Ruckly es otro Crónico que ingresó hace algunos años como Agudo, pero le sobrecargaron de otra forma: se equivocaron en una de las conexiones. Había armado un gran jaleo en la sala, dándoles puntapiés a los negros y mordiendo las piernas de las enfermeras internas, conque se lo llevaron para hacerle una cura. Lo ataron a esa mesa y lo último que supimos de él durante cierto tiempo fue que lo tenían ahí atado, hasta que cerraron la puerta; justo antes de que ésta se cerrara, hizo un guiño y les dijo a los negros que se retiraban: «Me las pagaréis, malditos monos.»
Y al cabo de dos semanas lo devolvieron a la galería, calvo, y con una grasienta mancha rojiza en la frente y dos clavijas del tamaño de un botón cosidas una sobre cada ojo. Se ve en sus ojos cómo le quemaron ahí dentro; tiene los ojos todos llenos de humo y grises y vacíos como fusibles quemados. Ahora, se pasa todo el día sosteniendo frente a ese rostro quemado una vieja fotografía y le da vueltas y más vueltas entre sus fríos dedos, y de tanto manosearla, la fotografía se ha vuelto tan gris como sus ojos, por las dos caras, hasta el punto de que resulta imposible saber qué representaba.
Ahora el personal considera a Ruckly como uno de sus fracasos, pero yo no estoy seguro, pues tal vez esté mejor que si las conexiones hubiesen sido perfectas. Actualmente, sus conexiones suelen tener éxito. Los técnicos están mejor preparados y tienen más experiencia. Se acabaron los ojales en la frente, nada de cortes: ahora proceden directamente a través de las órbitas. A veces un tipo va a que le hagan una conexión, sale de la galería furioso y enloquecido y despotricando contra todo el mundo y al cabo de unas semanas regresa con los ojos morados como si hubiese tenido una riña, y se ha convertido en la persona más dulce, amable y complaciente que hayan visto en su vida. Incluso es posible que regrese a su casa en un par de meses, con un sombrero bien encasquetado sobre un rostro de sonámbulo que deambula por un simple y dulce sueño. Un éxito, dicen, pero para mí sólo es otro robot del Establecimiento y más le valdría ser un fracaso, como Ruckly, ahí sentado manoseando y escudriñando su fotografía. Nunca hace mucho más. A veces el negro raquítico logra espabilarlo un poco, cuando se le acerca y le pregunta: «Dime, Ruckly, ¿qué estará haciendo tu mujer esta noche en la ciudad?» Ruckly levanta la cabeza. La Memoria murmura algo en algún rincón de la máquina destrozada. Enrojece y sus venas se obstruyen en un extremo. Se le hincha la cara y su garganta apenas logra emitir un ligero silbido. Comienzan a salirle burbujas por las comisuras de la boca, tan grande es el esfuerzo que hace para mover la mandíbula y decir algo. Cuando por fin consigue emitir algunas palabras, le sale un bajo murmullo ahogado que pone los pelos de punta: «¡Joder la mujer! ¡Joder la mujer!», y se desvanece allí mismo a causa del esfuerzo.

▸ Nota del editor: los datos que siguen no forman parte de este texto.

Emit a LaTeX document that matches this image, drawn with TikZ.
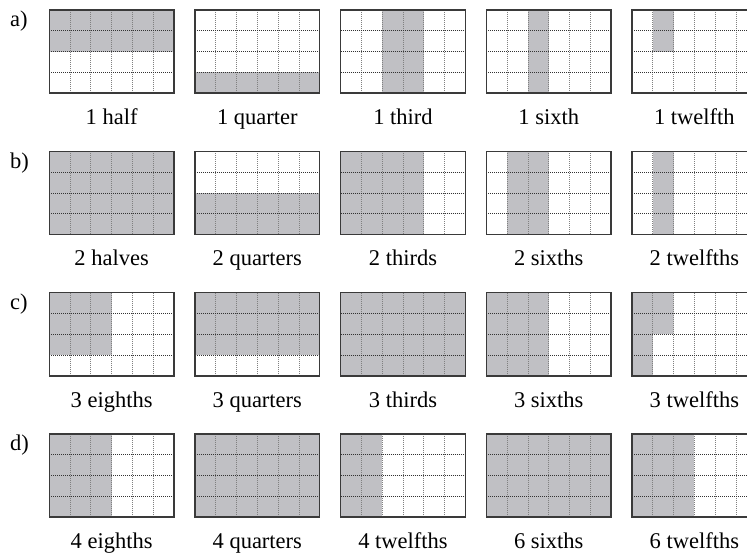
\documentclass[tikz,border=0pt]{standalone}
\usepackage{fontspec}
\setmainfont{Liberation Serif}
\usetikzlibrary{positioning}

\definecolor{shadegray}{RGB}{192,192,196}
\definecolor{rimgray}{RGB}{58,58,58}

\tikzset{
  cellshade/.style={fill=shadegray},
  gridrim/.style={draw=rimgray, line width=1.4pt},
  gridhline/.style={black!80, line width=0.7pt, dash pattern=on 0.8pt off 1.2pt},
  gridvline/.style={black!50, line width=0.7pt, dash pattern=on 0.8pt off 1.2pt},
  caption/.style={font=\fontsize{22.5}{27}\selectfont, anchor=base, inner sep=0pt},
  rowtag/.style={font=\fontsize{22.5}{27}\selectfont, anchor=base west, inner sep=0pt}
}

% one 6x4 grid: name, left, top, caption, shaded cells
\newcommand{\fracgrid}[5]{%
  \begin{scope}[shift={(#2,#3)}, x=20.8pt, y=-20.8pt]
    #5
    \foreach \gx in {1,...,5} \draw[gridvline] (\gx,0) -- (\gx,4);
    \foreach \gy in {1,2,3} \draw[gridhline] (0,\gy) -- (6,\gy);
    \draw[gridrim] (0,0) rectangle (6,4);
    \node[caption] (#1) at (3,5.5) {#4};
  \end{scope}}

\begin{document}
\begin{tikzpicture}[x=1pt, y=-1pt]

    \useasboundingbox (0,0) rectangle (747,553);
    \clip (0,0) rectangle (747,553);

    % --- Row tags ---
    \node[rowtag] (tagA) at (10,27) {a)};
    \node[rowtag] (tagB) at (10,168.3) {b)};
    \node[rowtag] (tagC) at (10,309.6) {c)};
    \node[rowtag] (tagD) at (10,450.9) {d)};

    % --- Row a ---
    \fracgrid{capA1}{49.2}{10}{1 half}{\fill[cellshade] (0,0) rectangle (6,2);}
    \fracgrid{capA2}{194.9}{10}{1 quarter}{\fill[cellshade] (0,3) rectangle (6,4);}
    \fracgrid{capA3}{340.6}{10}{1 third}{\fill[cellshade] (2,0) rectangle (4,4);}
    \fracgrid{capA4}{486.3}{10}{1 sixth}{\fill[cellshade] (2,0) rectangle (3,4);}
    \fracgrid{capA5}{632}{10}{1 twelfth}{\fill[cellshade] (1,0) rectangle (2,2);}

    % --- Row b ---
    \fracgrid{capB1}{49.2}{151.3}{2 halves}{\fill[cellshade] (0,0) rectangle (6,4);}
    \fracgrid{capB2}{194.9}{151.3}{2 quarters}{\fill[cellshade] (0,2) rectangle (6,4);}
    \fracgrid{capB3}{340.6}{151.3}{2 thirds}{\fill[cellshade] (0,0) rectangle (4,4);}
    \fracgrid{capB4}{486.3}{151.3}{2 sixths}{\fill[cellshade] (1,0) rectangle (3,4);}
    \fracgrid{capB5}{632}{151.3}{2 twelfths}{\fill[cellshade] (1,0) rectangle (2,4);}

    % --- Row c ---
    \fracgrid{capC1}{49.2}{292.6}{3 eighths}{\fill[cellshade] (0,0) rectangle (3,3);}
    \fracgrid{capC2}{194.9}{292.6}{3 quarters}{\fill[cellshade] (0,0) rectangle (6,3);}
    \fracgrid{capC3}{340.6}{292.6}{3 thirds}{\fill[cellshade] (0,0) rectangle (6,4);}
    \fracgrid{capC4}{486.3}{292.6}{3 sixths}{\fill[cellshade] (0,0) rectangle (3,4);}
    \fracgrid{capC5}{632}{292.6}{3 twelfths}{\fill[cellshade] (0,0) -- (2,0) -- (2,2) -- (1,2) -- (1,4) -- (0,4) -- cycle;}

    % --- Row d ---
    \fracgrid{capD1}{49.2}{433.9}{4 eighths}{\fill[cellshade] (0,0) rectangle (3,4);}
    \fracgrid{capD2}{194.9}{433.9}{4 quarters}{\fill[cellshade] (0,0) rectangle (6,4);}
    \fracgrid{capD3}{340.6}{433.9}{4 twelfths}{\fill[cellshade] (0,0) rectangle (2,4);}
    \fracgrid{capD4}{486.3}{433.9}{6 sixths}{\fill[cellshade] (0,0) rectangle (6,4);}
    \fracgrid{capD5}{632}{433.9}{6 twelfths}{\fill[cellshade] (0,0) rectangle (3,4);}

\end{tikzpicture}
\end{document}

Ellis y Ruckly son los más jóvenes de los Crónicos. El más viejo es el Coronel Matterson, un viejo y petrificado soldado de caballería que luchó en la primera gran guerra y que ha dado en levantar las faldas de las enfermeras con su bastón, o en vanagloriarse con su versión personal de algún hecho histórico, frente a cualquiera que esté dispuesto a escucharle. Es el más viejo de la galería, pero no es el que lleva más tiempo aquí; su mujer lo trajo hace sólo un par de años, cuando llegó a un punto en que ya no estaba dispuesta a seguir cuidando de él.